◆ **WRITTEN INSTRUCTION**
Take the lines from the head of the listing through the one bearing "import plotly.graph_objects as go" and copy them exactly, leaving every picture out.

◆ **DATASET EXCERPT**
______________________________

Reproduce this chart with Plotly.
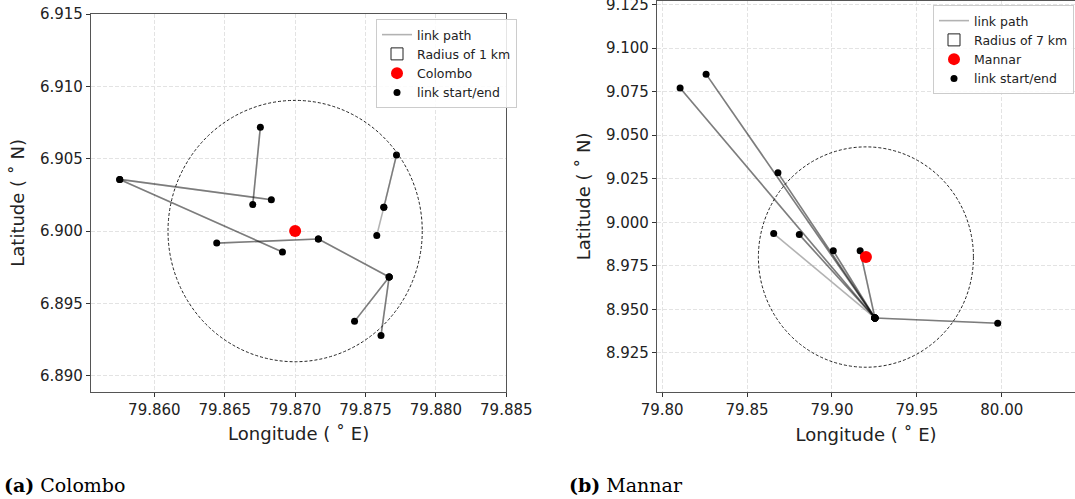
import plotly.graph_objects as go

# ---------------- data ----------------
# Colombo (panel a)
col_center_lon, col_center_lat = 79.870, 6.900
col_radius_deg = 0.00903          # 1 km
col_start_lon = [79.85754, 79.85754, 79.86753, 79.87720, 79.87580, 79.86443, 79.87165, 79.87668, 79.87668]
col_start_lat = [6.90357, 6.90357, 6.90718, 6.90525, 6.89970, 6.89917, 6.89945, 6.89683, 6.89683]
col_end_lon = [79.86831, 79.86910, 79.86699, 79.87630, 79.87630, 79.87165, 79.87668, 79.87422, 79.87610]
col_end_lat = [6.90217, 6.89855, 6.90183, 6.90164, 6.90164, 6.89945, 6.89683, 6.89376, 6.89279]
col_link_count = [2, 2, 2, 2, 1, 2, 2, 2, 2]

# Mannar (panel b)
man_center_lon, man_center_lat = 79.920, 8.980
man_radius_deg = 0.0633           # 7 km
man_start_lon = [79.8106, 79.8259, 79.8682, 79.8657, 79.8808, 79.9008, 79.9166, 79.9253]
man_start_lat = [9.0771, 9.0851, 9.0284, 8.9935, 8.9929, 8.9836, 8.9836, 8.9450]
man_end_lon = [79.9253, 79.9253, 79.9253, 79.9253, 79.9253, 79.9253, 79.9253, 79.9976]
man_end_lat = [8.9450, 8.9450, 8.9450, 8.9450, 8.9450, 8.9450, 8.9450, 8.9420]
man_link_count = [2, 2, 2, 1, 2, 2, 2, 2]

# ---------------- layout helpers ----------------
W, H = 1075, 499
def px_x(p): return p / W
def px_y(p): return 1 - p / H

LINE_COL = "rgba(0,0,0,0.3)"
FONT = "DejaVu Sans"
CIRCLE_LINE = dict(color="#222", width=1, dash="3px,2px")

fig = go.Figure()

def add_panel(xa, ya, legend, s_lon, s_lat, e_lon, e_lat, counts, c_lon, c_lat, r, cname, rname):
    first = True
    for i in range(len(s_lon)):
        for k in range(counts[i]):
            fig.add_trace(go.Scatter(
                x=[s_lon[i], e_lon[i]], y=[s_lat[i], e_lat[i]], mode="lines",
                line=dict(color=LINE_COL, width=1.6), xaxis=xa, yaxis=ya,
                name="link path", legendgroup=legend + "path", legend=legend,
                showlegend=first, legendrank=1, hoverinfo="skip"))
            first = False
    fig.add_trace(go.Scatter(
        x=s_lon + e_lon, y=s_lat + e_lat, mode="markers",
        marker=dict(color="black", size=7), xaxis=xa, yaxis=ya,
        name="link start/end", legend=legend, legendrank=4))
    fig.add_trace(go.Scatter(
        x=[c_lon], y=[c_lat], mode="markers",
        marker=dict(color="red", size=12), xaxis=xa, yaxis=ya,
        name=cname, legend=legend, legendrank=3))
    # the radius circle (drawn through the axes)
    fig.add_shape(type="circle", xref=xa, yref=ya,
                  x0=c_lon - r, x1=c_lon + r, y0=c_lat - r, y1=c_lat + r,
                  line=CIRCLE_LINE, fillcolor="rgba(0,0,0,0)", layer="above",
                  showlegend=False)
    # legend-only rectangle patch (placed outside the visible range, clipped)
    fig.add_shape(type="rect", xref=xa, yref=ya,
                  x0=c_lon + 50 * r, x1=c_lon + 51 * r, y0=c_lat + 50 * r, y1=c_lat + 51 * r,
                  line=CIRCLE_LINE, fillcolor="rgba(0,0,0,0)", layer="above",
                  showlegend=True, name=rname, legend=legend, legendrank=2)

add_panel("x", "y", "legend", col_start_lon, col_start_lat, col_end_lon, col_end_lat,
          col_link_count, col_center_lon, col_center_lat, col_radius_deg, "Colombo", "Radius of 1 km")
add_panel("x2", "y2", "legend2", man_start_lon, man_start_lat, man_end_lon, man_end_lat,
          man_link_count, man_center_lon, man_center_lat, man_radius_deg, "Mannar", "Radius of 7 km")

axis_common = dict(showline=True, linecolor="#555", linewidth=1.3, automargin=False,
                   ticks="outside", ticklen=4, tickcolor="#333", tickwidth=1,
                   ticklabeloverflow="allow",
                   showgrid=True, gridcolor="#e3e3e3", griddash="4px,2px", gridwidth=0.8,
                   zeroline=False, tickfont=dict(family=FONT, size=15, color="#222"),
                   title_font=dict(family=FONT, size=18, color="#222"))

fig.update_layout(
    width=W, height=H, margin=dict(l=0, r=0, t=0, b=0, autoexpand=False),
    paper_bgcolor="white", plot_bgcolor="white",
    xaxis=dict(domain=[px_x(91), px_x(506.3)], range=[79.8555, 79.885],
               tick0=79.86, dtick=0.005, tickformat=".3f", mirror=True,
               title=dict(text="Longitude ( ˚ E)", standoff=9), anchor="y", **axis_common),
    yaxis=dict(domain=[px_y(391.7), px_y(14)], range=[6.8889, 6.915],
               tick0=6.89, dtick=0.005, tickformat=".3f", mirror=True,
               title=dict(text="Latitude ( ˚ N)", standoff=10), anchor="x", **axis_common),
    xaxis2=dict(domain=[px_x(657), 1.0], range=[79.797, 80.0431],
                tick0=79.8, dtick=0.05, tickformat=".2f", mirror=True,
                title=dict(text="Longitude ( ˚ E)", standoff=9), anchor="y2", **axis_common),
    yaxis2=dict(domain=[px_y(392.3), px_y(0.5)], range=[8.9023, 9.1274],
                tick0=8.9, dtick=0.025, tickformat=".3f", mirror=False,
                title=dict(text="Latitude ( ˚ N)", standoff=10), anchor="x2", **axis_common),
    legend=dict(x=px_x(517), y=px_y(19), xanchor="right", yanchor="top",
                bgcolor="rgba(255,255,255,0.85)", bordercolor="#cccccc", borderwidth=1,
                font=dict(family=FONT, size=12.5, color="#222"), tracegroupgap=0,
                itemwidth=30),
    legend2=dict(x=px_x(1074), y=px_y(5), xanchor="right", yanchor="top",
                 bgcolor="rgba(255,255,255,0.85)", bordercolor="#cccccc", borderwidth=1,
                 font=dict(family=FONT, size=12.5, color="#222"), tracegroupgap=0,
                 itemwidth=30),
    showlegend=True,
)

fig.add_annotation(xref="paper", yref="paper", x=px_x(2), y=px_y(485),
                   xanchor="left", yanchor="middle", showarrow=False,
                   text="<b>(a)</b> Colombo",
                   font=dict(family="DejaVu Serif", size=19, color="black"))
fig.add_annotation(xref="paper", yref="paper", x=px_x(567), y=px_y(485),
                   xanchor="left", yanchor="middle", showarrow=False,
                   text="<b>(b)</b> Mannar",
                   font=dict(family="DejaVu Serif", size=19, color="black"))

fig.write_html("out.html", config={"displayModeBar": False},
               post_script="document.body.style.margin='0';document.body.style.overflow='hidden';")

______________________________

◆ **EXERCISE RESULT**
Reproduce this chart with Plotly.
import plotly.graph_objects as go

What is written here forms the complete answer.